Multan, April 17: Tension griped the Army Welfare Trust stud farms in Pakpattan on Monday as police reportedly rounded up around 30 tenants who were protesting against their ‘forced’ ejection from the lands they claim to have been cultivating for over a century.

The farm is situated in Mauza Bail Ganj, some 15 km away from Pakpattan city on the Gonga Hayat-Haveli Lakha road, in the jurisdiction of Chak Bedi police station.

Over a hundred tenant families had been staging a sit-in along the Haveli Lakha road since Monday morning to press the farm authorities to give them the occupancy of the lands from where they were ejected some 22 years ago in 1984. The protesters, in fact, had been on protest drive for the last three months.

Iqbal Baloch, a tenants’ representative, told Dawn that the administration later on called their leaders for a dialogue at the Faridnagar police station.

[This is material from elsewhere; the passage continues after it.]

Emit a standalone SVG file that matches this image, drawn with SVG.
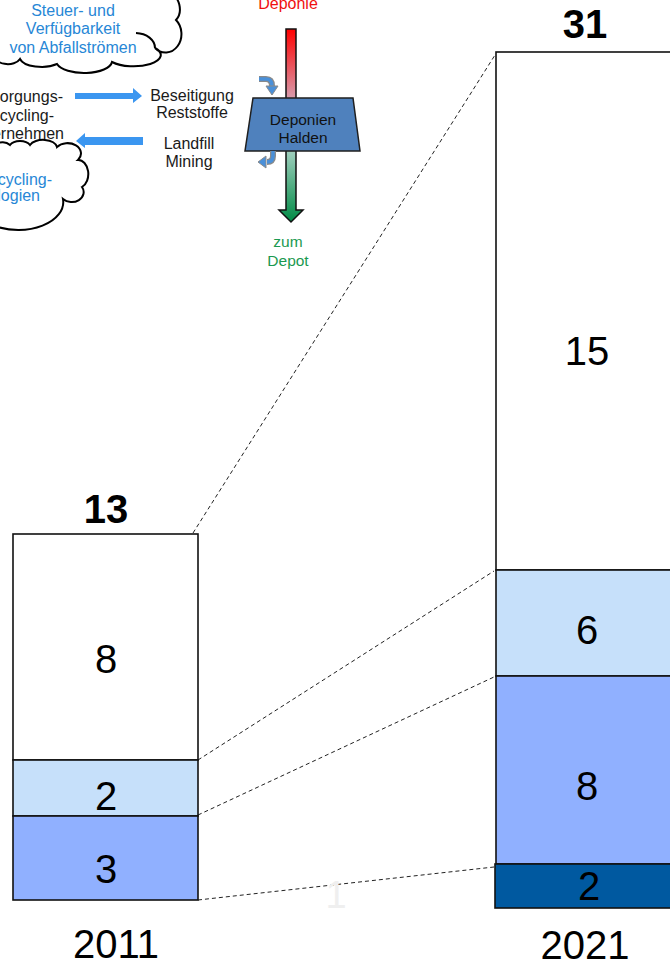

He said some 11 tenants led by their president Yunas Kharral visited the police station for negotiations but they were detained.

The news of their detention provoked the protesters who blocked the Haveli Lakha road, causing suspension of vehicular traffic. At this, a police contingent led by DSP Anwar Chishti arrived there and allegedly rounded up two dozen protesters after a mild baton charge.

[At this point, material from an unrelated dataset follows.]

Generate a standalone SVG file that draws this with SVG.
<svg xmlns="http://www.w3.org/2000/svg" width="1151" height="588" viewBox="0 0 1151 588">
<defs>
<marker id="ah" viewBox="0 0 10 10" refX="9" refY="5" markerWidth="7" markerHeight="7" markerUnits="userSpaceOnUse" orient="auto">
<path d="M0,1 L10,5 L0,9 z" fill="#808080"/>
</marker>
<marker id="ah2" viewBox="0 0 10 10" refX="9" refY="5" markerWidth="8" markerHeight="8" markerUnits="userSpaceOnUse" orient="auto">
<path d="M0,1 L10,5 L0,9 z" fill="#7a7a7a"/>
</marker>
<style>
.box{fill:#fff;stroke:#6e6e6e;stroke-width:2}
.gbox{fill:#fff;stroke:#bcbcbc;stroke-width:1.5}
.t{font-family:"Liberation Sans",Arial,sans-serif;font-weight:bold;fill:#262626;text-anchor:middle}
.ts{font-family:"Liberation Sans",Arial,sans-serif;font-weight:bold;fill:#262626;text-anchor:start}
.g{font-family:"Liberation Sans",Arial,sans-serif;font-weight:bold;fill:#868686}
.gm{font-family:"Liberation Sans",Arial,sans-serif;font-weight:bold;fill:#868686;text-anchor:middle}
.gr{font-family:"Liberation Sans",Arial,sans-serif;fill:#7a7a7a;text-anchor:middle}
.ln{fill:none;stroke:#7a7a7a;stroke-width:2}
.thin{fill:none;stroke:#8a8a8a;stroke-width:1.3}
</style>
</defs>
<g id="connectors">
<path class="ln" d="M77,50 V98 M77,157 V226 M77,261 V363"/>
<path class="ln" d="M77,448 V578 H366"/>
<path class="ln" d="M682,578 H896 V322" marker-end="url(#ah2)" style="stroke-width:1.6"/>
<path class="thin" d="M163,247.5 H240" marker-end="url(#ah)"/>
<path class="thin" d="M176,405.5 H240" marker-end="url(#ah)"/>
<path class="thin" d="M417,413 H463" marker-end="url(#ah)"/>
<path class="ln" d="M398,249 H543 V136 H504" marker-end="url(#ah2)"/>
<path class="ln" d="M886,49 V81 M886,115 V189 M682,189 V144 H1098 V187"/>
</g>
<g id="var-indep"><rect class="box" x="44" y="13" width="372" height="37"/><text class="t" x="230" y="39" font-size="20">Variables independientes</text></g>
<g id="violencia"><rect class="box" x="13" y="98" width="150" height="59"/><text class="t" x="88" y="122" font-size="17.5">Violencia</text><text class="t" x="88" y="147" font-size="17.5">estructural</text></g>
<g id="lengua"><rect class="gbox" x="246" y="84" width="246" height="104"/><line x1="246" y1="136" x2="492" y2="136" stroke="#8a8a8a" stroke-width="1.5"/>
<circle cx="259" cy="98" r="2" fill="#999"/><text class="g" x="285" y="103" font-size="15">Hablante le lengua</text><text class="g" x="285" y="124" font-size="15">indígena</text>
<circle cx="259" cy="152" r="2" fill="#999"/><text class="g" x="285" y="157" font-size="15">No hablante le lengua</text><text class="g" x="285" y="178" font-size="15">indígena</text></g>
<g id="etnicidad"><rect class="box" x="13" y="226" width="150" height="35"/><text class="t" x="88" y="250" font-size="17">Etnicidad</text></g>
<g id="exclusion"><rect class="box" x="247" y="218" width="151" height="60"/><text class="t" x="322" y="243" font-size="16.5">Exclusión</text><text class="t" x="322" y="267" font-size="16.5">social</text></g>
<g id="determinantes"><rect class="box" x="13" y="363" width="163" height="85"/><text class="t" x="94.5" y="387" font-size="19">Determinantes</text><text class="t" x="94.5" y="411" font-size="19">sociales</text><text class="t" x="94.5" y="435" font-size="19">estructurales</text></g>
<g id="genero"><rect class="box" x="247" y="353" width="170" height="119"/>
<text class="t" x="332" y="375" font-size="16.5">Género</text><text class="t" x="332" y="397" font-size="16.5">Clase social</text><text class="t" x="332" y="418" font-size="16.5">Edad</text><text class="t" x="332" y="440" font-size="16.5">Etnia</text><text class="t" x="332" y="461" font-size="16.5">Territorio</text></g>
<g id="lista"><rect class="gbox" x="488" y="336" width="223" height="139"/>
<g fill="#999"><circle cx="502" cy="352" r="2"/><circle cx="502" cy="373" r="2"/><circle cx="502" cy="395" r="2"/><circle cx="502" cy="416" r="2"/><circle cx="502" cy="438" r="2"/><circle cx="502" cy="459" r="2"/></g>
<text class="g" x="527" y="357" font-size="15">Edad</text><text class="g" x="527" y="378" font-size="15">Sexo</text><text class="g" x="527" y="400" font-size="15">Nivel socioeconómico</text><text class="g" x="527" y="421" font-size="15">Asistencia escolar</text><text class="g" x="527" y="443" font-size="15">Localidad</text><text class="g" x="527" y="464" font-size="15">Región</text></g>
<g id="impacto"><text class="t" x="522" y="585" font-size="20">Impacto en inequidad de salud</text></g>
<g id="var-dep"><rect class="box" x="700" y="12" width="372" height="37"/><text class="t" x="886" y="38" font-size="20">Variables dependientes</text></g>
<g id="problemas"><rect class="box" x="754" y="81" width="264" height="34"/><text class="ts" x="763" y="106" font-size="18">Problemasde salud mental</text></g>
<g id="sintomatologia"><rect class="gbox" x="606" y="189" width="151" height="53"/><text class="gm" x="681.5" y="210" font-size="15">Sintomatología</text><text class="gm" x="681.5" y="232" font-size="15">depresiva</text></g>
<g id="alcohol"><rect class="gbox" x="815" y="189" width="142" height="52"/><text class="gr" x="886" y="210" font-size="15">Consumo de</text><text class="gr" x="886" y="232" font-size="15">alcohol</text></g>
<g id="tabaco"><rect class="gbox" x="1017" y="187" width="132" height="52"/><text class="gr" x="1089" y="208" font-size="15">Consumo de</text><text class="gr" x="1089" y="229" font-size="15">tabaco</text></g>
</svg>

When contacted, the DSP admitted the arrest of some 20 tenants for they had ‘beaten up’ some passengers aboard a bus during the road blockade. He claimed that the tenants’ leaders had been detained for creating law and order problem inside the Faridnagar police station when they were separated into two groups.

The tenants however refuted the charges levelled by the DSP and said that nothing of the sort had happened. “First, the administration deceived us in the name of negotiations and then launched a crackdown on our men, women and children,” they added.

Reports reaching here revealed that women and children of the tenants’ families were protesting even at midnight. Over 100 tenants’ families were banished from the stud farms some 22 years ago, but they collectively regained possession of some 35 acres of land last year and cultivated wheat on it.

They row started when the stud farm management allegedly attempted to harvest wheat.